Each successive tee box presents you with a unique challenge. The opener is a 457-yard par four that requires a long, accurate approach as well as a powerful drive. The third hole, a magnificent 235-yard uphill par three, is protected not just by its length but by four menacing greenside bunkers along with a mind-messing cross bunker. The first par five you play, the sixth hole, is 567 yards, but believe it or not, accuracy counts more than length on every shot due to the tight fairway, cross bunkers, and long, narrow green. Next up is the shortest par four on the course, the 348-yard seventh hole, where trees from both sides nearly meet overhead to practically form a tunnel over the fairway. Needless to say, a controlled tee shot is essential.

Natural hazards abound on the back side. A bottomless ravine threatens both your drive and your approach on the 392-yard eleventh hole, then comes back into play guarding the green on the 373-yard twelfth. Fifteen is a 141-yard one-shotter perched behind another deep fissure in the earth's crust, as is the 169-yard finishing hole, which also slopes--and putts--more like an icy ski slope than a golf green.

Pasatiempo 16th Hole
16th Hole, Pasatiempo. Photo courtesy of Rob Babcock/Pasatiempo Golf Club
The number one handicap hole on Pasatiempo is the 387-yard sixteenth, a hole Mackenzie himself considered the best two-shotter in the game.
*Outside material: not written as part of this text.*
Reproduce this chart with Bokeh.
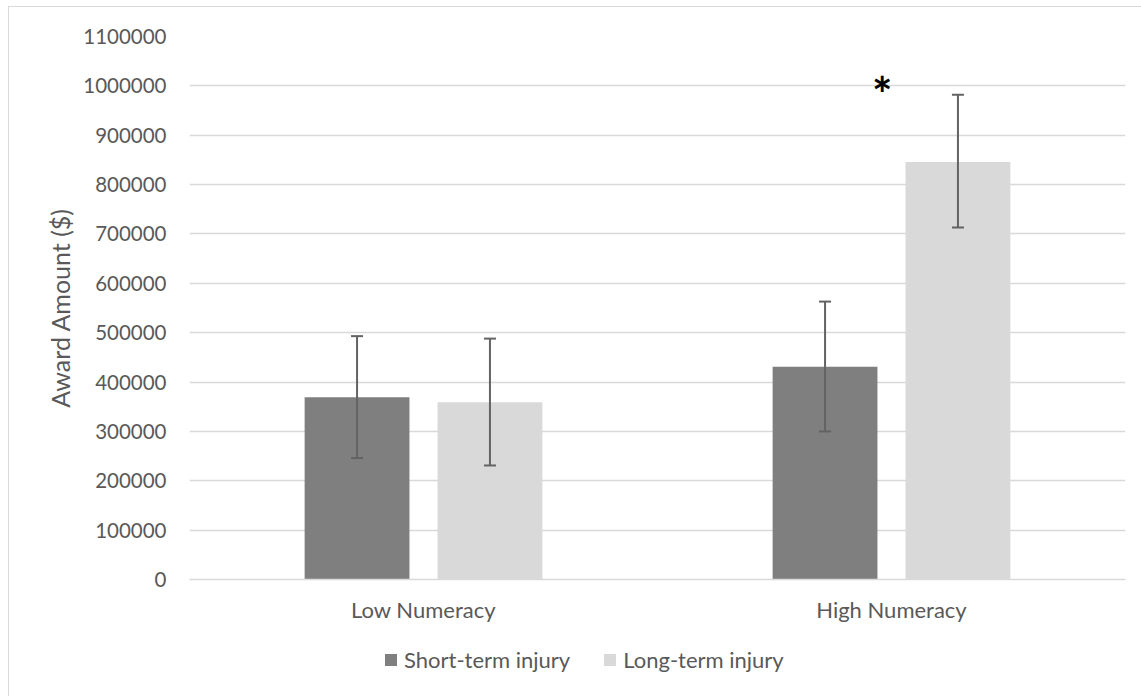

The drive is uphill, blind, and rewards a high draw if you can pull one off. The approach is what separates the men from the boys, however. It's back over the ravine you've encounted on several holes and into a brutal three-tiered green that is a full 49 yards deep and has a frightening false front. Coming up short is not an option, nor is leaving your ball above the hole. In other words, par on this hole is almost always a function of a perfect second shot. It's easy to see how Pasatiempo was built to enhance match play, the predominant form of competition in its day.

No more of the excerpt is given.